A poche ore dall’avvio delle votazioni per l’elezione dei presidenti delle Camere, il sentimento più forte che agita i leader della politica è il sospetto. In una sorta di ‘tutti contro tutti’, nessuno è certo della parola ricevuta dall’avversario e pochi sono certi anche della parola dell’alleato. Il risultato è che le candidature sono ancora in alto mare e anche l’accordo raggiunto nel centrodestra per dare la guida di Montecitorio a un esponente M5S, tenendo per Forza Italia la guida di palazzo Madama, rischia di vacillare sotto l’incrocio dei timori reciproci. Sulla carta Matteo Salvini, Silvio Berlusconi e Giorgia Meloni hanno siglato una intesa per votare un M5s alla Camera e un Fi al Senato.
Per consolidare questa intesa, i leader di centrodestra hanno proposto un incontro con tutti gli altri partiti per giovedì, vigilia della prima seduta delle Camere. Ma il Pd ha rifiutato l’incontro, perché ritiene che il patto tra M5S e centrodestra sia già scritto e che quindi la riunione sia inutile. I grillini da parte loro hanno rispettato un insolito silenzio per tutta la giornata di mercoledì, limitandosi a ribadire che intendono far partire la legislatura ma non hanno la benché minima intenzione di votare un indagato o un condannato, chiudendo così la porta a uno dei nomi proposti dal centrodestra, quello di Paolo Romani.
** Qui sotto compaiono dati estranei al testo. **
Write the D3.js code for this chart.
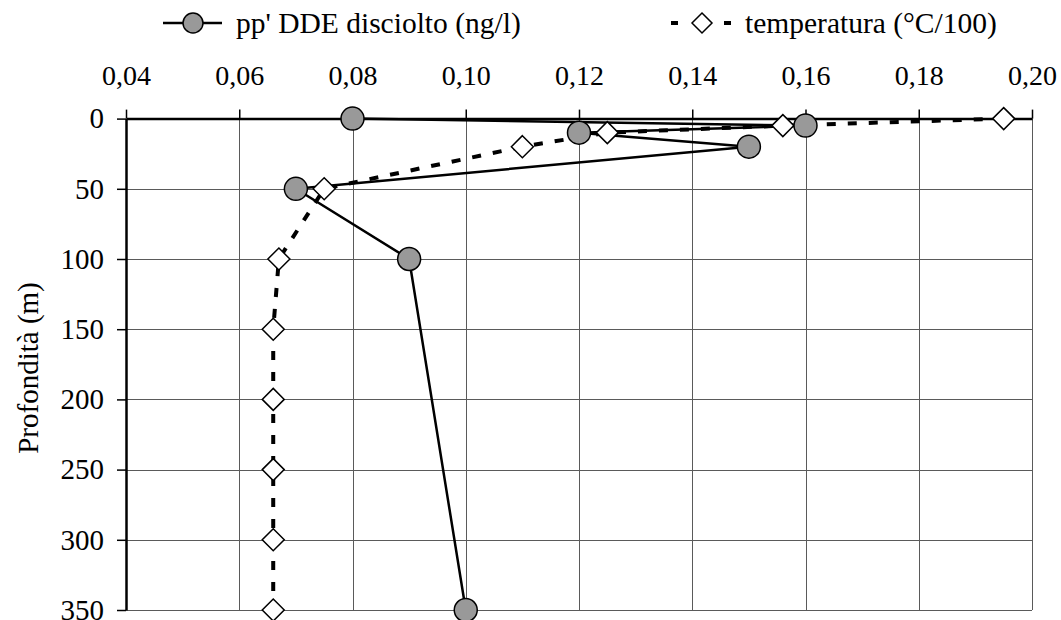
<!DOCTYPE html>
<html>
<head>
<meta charset="utf-8">
<script src="https://cdn.jsdelivr.net/npm/d3@7"></script>
<style>
  html, body { margin: 0; padding: 0; background: #fff; }
  svg { display: block; }
  svg text { font-family: "Liberation Serif", "Times New Roman", Times, serif; }
</style>
</head>
<body>
<svg id="chart" width="1061" height="620"></svg>
<script>
// Vertical profile: dissolved pp' DDE and temperature vs depth
const depthTicks = [0, 50, 100, 150, 200, 250, 300, 350];
const valueTicks = [0.04, 0.06, 0.08, 0.10, 0.12, 0.14, 0.16, 0.18, 0.20];

const ddeDepth = [0, 5, 10, 20, 50, 100, 350];
const ddeValue = [0.08, 0.16, 0.12, 0.15, 0.07, 0.09, 0.10];

const tempDepth = [0, 5, 10, 20, 50, 100, 150, 200, 250, 300, 350];
const tempValue = [0.195, 0.156, 0.125, 0.11, 0.075, 0.067, 0.066, 0.066, 0.066, 0.066, 0.066];

const ddeLabel = "pp' DDE disciolto (ng/l)";
const tempLabel = "temperatura (°C/100)";
const yTitle = "Profondità (m)";

(function draw() {
  const svg = d3.select("#chart");
  const pl = 126, pr = 1032, pt = 118.6, pb = 610;

  const x = d3.scaleLinear().domain([0.04, 0.20]).range([pl, pr]);
  const y = d3.scaleLinear().domain([0, 350]).range([pt, pb]);

  const itFmt = d3.formatLocale({decimal: ",", thousands: ".", grouping: [3], currency: ["", "€"]});
  const fmtX = itFmt.format(".2f");

  // grid
  const grid = svg.append("g").attr("stroke", "#5a5a5a").attr("stroke-width", 1);
  grid.selectAll("line.v").data(valueTicks.slice(1)).join("line").attr("class", "v")
    .attr("x1", d => Math.round(x(d)) + 0.5).attr("x2", d => Math.round(x(d)) + 0.5)
    .attr("y1", pt).attr("y2", pb);
  grid.selectAll("line.h").data(depthTicks.slice(1)).join("line").attr("class", "h")
    .attr("x1", pl).attr("x2", pr)
    .attr("y1", d => Math.round(y(d)) + 0.5).attr("y2", d => Math.round(y(d)) + 0.5);

  // top axis
  const xAxis = svg.append("g").attr("transform", `translate(0,${pt})`)
    .call(d3.axisTop(x).tickValues(valueTicks).tickFormat(fmtX).tickSize(9).tickSizeOuter(0).tickPadding(24.6));
  xAxis.attr("font-family", null);
  xAxis.select(".domain").attr("stroke", "#000").attr("stroke-width", 2.5);
  xAxis.selectAll(".tick line").attr("stroke", "#000").attr("stroke-width", 1.5);
  xAxis.selectAll(".tick text").attr("font-size", 28).attr("fill", "#000");

  // left axis
  const yAxis = svg.append("g").attr("transform", `translate(${pl},0)`)
    .call(d3.axisLeft(y).tickValues(depthTicks).tickSize(9).tickSizeOuter(0).tickPadding(13));
  yAxis.attr("font-family", null);
  yAxis.select(".domain").attr("stroke", "#000").attr("stroke-width", 2.5);
  yAxis.selectAll(".tick line").attr("stroke", "#000").attr("stroke-width", 1.5);
  yAxis.selectAll(".tick text").attr("font-size", 29).attr("fill", "#000");

  svg.append("text")
    .attr("transform", `translate(38,368) rotate(-90)`)
    .attr("text-anchor", "middle").attr("font-size", 29).attr("fill", "#000")
    .text(yTitle);

  // series
  const tempPts = tempDepth.map((d, i) => [tempValue[i], d]);
  const ddePts = ddeDepth.map((d, i) => [ddeValue[i], d]);
  const line = d3.line().x(p => x(p[0])).y(p => y(p[1]));

  svg.append("path").attr("d", line(tempPts)).attr("fill", "none")
    .attr("stroke", "#000").attr("stroke-width", 4).attr("stroke-dasharray", "9,12");
  svg.append("path").attr("d", line(ddePts)).attr("fill", "none")
    .attr("stroke", "#000").attr("stroke-width", 2.5).attr("stroke-linejoin", "round");

  const diamond = (cx, cy, r) => `M${cx},${cy - r}L${cx + r},${cy}L${cx},${cy + r}L${cx - r},${cy}Z`;
  svg.append("g").selectAll("path").data(tempPts).join("path")
    .attr("d", p => diamond(x(p[0]), y(p[1]), 11))
    .attr("fill", "#fff").attr("stroke", "#000").attr("stroke-width", 1.5);
  svg.append("g").selectAll("circle").data(ddePts).join("circle")
    .attr("cx", p => x(p[0])).attr("cy", p => y(p[1])).attr("r", 11.5)
    .attr("fill", "#999").attr("stroke", "#000").attr("stroke-width", 1.5);

  // legend
  const ly = 23;
  const lg = svg.append("g");
  lg.append("line").attr("x1", 163).attr("x2", 222).attr("y1", ly).attr("y2", ly)
    .attr("stroke", "#000").attr("stroke-width", 2.5);
  lg.append("circle").attr("cx", 193).attr("cy", ly).attr("r", 10)
    .attr("fill", "#999").attr("stroke", "#000").attr("stroke-width", 1.5);
  lg.append("text").attr("x", 236).attr("y", ly + 9.5).attr("font-size", 29.5).attr("fill", "#000").text(ddeLabel);

  lg.append("line").attr("x1", 671).attr("x2", 732).attr("y1", ly).attr("y2", ly)
    .attr("stroke", "#000").attr("stroke-width", 4).attr("stroke-dasharray", "7,46");
  lg.append("path").attr("d", diamond(702, ly, 10))
    .attr("fill", "#fff").attr("stroke", "#000").attr("stroke-width", 1.5);
  lg.append("text").attr("x", 745).attr("y", ly + 9.5).attr("font-size", 29.5).attr("fill", "#000").text(tempLabel);
})();
</script>
</body>
</html>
Il fatto è che nel M5S si teme che il centrodestra, magari con un asse più o meno riservato con il Pd, incassi la presidenza del Senato ma non rispetti poi i patti alla Camera e tagli fuori dalla scelta dei nuovi vertici istituzionali. Il Pd teme di essere ‘usato’ per rompere un accordo senza poi ricevere nessun riconoscimento. E anche nel centrodestra Salvini teme che Berlusconi tratti sotto banco con il Pd, mentre il Cavaliere sospetta che il leader leghista voglia accordarsi in realtà con Luigi Di Maio. In un gioco di specchi classico alla vigilia di votazioni che, va ricordato, si svolgono a scrutinio segreto, tutti sospettano di tutti. E le ore che mancano alla effettiva elezione della seconda e terza carica dello Stato sembrano farsi lunghissime. La partita infatti è ad altissima tensione perché è chiaro che in un clima così complicato, la rottura di un patto potrebbe far saltare, oltre ai nervi dei leader, anche eventuali accordi per la formazione del prossimo governo della Repubblica.